AI could reduce finance costs by up to 40% over 5–7 years. — The Hackett Group

How Emagia Helps: Enterprise-Grade Deployment Infrastructure

Emagia’s GIA Agent Orchestration Studio was designed specifically for the 3-wave deployment model:

Wave 1 acceleration: Autonomous cash application agents with 95%+ STP capability deploy in weeks, not months. Integration with 170+ banks eliminates the data connectivity bottleneck.

Wave 2 enablement: Autonomous Collections agents with built-in prioritization models, automated outreach, and configurable escalation thresholds.

Wave 3 extension: Autonomous Credit and Deductions with connections to external credit databases and promotional management systems.

Governance built in: The no-code interface enables finance professionals to configure escalation thresholds, audit agent decisions, and adjust agent behaviors without IT involvement.

CASE STUDY

ConvaTec’s deployment followed this exact trajectory: starting with cash application (30% to 70%+ auto-match), layering collections intelligence (45% FTE reduction), and achieving Hackett “world-class” designation.

Ready to deploy AI agents in your Order-to-Cash cycle?

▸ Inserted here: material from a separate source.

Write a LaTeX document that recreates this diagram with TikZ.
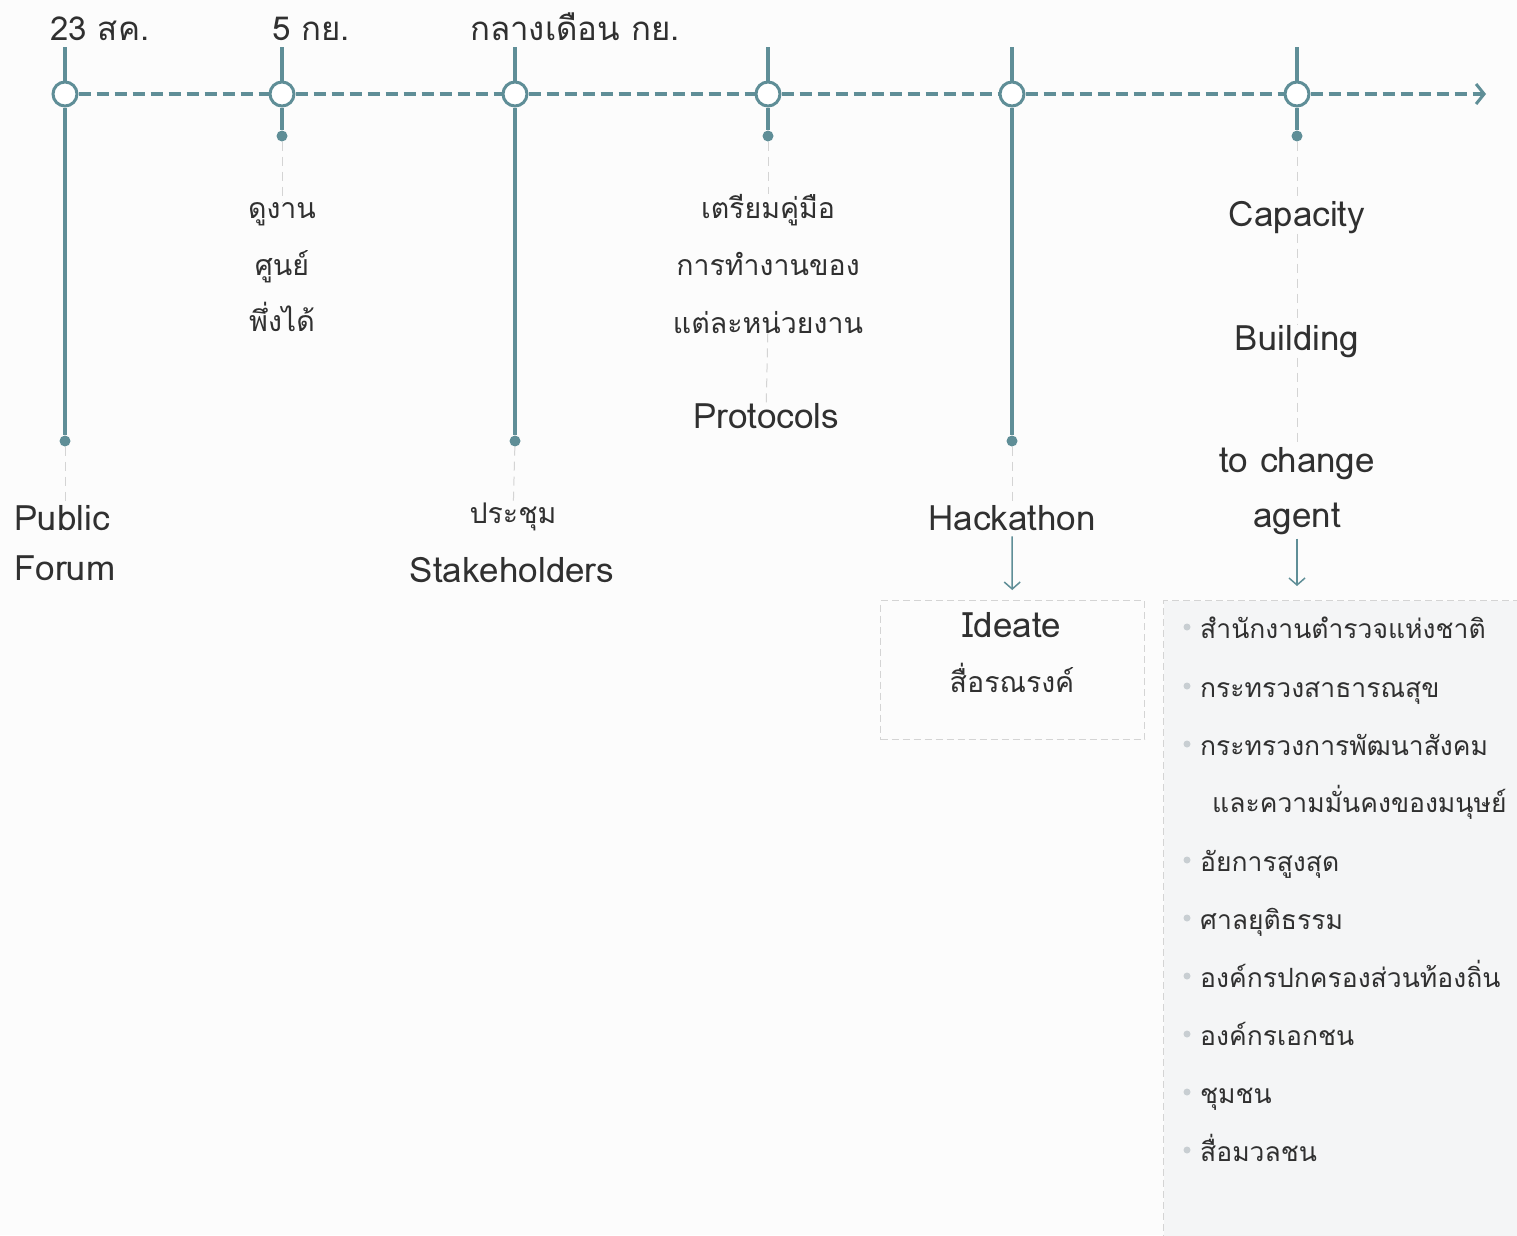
\documentclass[tikz,border=0pt]{standalone}
\usepackage{fontspec}
\setmainfont[Script=Thai]{Loma}
\usetikzlibrary{positioning,arrows.meta}

\definecolor{lineteal}{RGB}{95,142,151}
\definecolor{ink}{RGB}{48,48,48}
\definecolor{faint}{RGB}{212,212,212}
\definecolor{panel}{RGB}{244,245,246}
\definecolor{bulletgrey}{RGB}{200,206,210}

\begin{document}
\begin{tikzpicture}[x=1pt, y=-1pt,
    % node attributes
    milestone/.style = {circle, draw=lineteal, line width=3pt, fill=white,
        minimum size=24pt, inner sep=0pt},
    tipdot/.style = {circle, fill=lineteal, minimum size=11pt, inner sep=0pt},
    bullet/.style = {circle, fill=bulletgrey, minimum size=7pt, inner sep=0pt},
    thai/.style = {text=ink, inner sep=0pt, anchor=base,
        font=\fontsize{28.5}{34}\selectfont},
    latin/.style = {thai, font=\fontsize{35}{40}\selectfont},
    date/.style = {thai, anchor=base west, font=\fontsize{33}{38}\selectfont},
    item/.style = {thai, anchor=base west, font=\fontsize{26.5}{32}\selectfont},
    % line attributes
    stem/.style = {draw=lineteal, line width=4pt},
    track/.style = {draw=lineteal, line width=4pt, dash pattern=on 12pt off 6pt},
    guide/.style = {draw=faint, line width=1pt, dash pattern=on 9pt off 6pt},
    pointer/.style = {draw=lineteal, line width=1.5pt,
        -{Straight Barb[length=7pt, width=16pt]}},
    boxed/.style = {draw=faint, line width=1pt, dash pattern=on 7pt off 4pt}]

    % page
    \fill[white!99!black] (0,0) rectangle (1517,1235);
    \useasboundingbox (0,0) rectangle (1517,1235);

    % panels (behind everything)
    \node[boxed, minimum width=264pt, minimum height=139pt,
        anchor=north west] (ideabox) at (880,600) {};
    \node[boxed, fill=panel, minimum width=370pt, minimum height=650pt,
        anchor=north west] (agentbox) at (1163,600) {};

    % milestones on the time line
    \node[milestone] (m1) at (65,94) {};
    \node[milestone] (m2) at (282,94) {};
    \node[milestone] (m3) at (515,94) {};
    \node[milestone] (m4) at (768,94) {};
    \node[milestone] (m5) at (1012,94) {};
    \node[milestone] (m6) at (1297,94) {};
    \coordinate (end) at (1486,94);

    \foreach \a/\b in {m1/m2, m2/m3, m3/m4, m4/m5, m5/m6}
        \draw[track] (\a) -- (\b);
    \draw[track, -{Straight Barb[length=8pt, width=20pt, line width=3pt]}]
        (m6) -- (end);

    % stems above
    \foreach \m/\x in {m1/65, m2/282, m3/515, m4/768, m5/1012, m6/1297} {
        \coordinate (top-\m) at (\x,47);
        \draw[stem] (top-\m) -- (\m);
    }

    % stems below
    \node[tipdot] (d1) at (65,441) {};
    \node[tipdot] (d2) at (282,136) {};
    \node[tipdot] (d3) at (515,441) {};
    \node[tipdot] (d4) at (768,136) {};
    \node[tipdot] (d5) at (1012,441) {};
    \node[tipdot] (d6) at (1297,136) {};
    \foreach \i in {1,...,6}
        \draw[stem] (m\i) -- (d\i);

    % dates
    \node[date] (date1) at (50,40) {23 สค.};
    \node[date] (date2) at (272,40) {5 กย.};
    \node[date] (date3) at (470,40) {กลางเดือน กย.};

    % events
    \node[latin, anchor=base west] (forum1) at (14,530) {Public};
    \node[latin, anchor=base west] (forum2) at (14,580) {Forum};

    \node[thai] (visit1) at (282,218) {ดูงาน};
    \node[thai] (visit2) at (282,275) {ศูนย์};
    \node[thai] (visit3) at (282,331) {พึ่งได้};

    \node[thai] (meet1) at (513,523) {ประชุม};
    \node[latin] (meet2) at (512,582) {Stakeholders};

    \node[thai] (manual1) at (768,218) {เตรียมคู่มือ};
    \node[thai] (manual2) at (768,275) {การทำงานของ};
    \node[thai] (manual3) at (768,333) {แต่ละหน่วยงาน};
    \node[latin] (proto) at (766,428) {Protocols};

    \node[latin] (hack) at (1012,530) {Hackathon};

    \node[latin] (cap1) at (1297,226) {Capacity};
    \node[latin] (cap2) at (1297,350) {Building};
    \node[latin] (cap3) at (1297,472) {to change};
    \node[latin] (cap4) at (1297,527) {agent};

    % faint guides
    \draw[guide] (d1) -- (d1 |- forum1.north);
    \draw[guide] (d2) -- (visit1);
    \draw[guide] (d3) -- (meet1);
    \draw[guide] (d4) -- (manual1);
    \draw[guide] (manual3) -- (proto);
    \draw[guide] (d5) -- (hack);
    \draw[guide] (d6) -- (cap1);
    \draw[guide] (cap1) -- (cap2);
    \draw[guide] (cap2) -- (cap3);

    % outcomes
    \draw[pointer, shorten <=6pt, shorten >=10pt] (hack) -- (ideabox);
    \draw[pointer, shorten <=4pt, shorten >=14pt] (cap4) -- (cap4 |- agentbox.north);

    \node[latin] (idea1) at (1012,637) {Ideate};
    \node[thai] (idea2) at (1012,692) {สื่อรณรงค์};

    \foreach \y/\t in {627/สำนักงานตำรวจแห่งชาติ, 686/กระทรวงสาธารณสุข,
            744/กระทรวงการพัฒนาสังคม, 860/อัยการสูงสุด, 918/ศาลยุติธรรม,
            976/องค์กรปกครองส่วนท้องถิ่น, 1034/องค์กรเอกชน, 1092/ชุมชน,
            1150/สื่อมวลชน} {
        \node[bullet] at (1187,\y) {};
        \node[item] at (1200,\y+11) {\t};
    }
    \node[item] (extra) at (1212,812) {และความมั่นคงของมนุษย์};
\end{tikzpicture}
\end{document}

Start with Emagia’s Autonomous Finance Platform emagia.com/products

3 Key Takeaways

  1. Deploy in 3 waves (Cash App → Collections → Credit/Deductions), each building on data and learnings from the prior wave.
  2. Follow 5 governance principles to avoid the 40% cancellation rate Gartner projects for undisciplined agentic AI projects.
  3. Measure value (cash freed, cost per transaction) not vanity metrics (volume processed, automation percentage).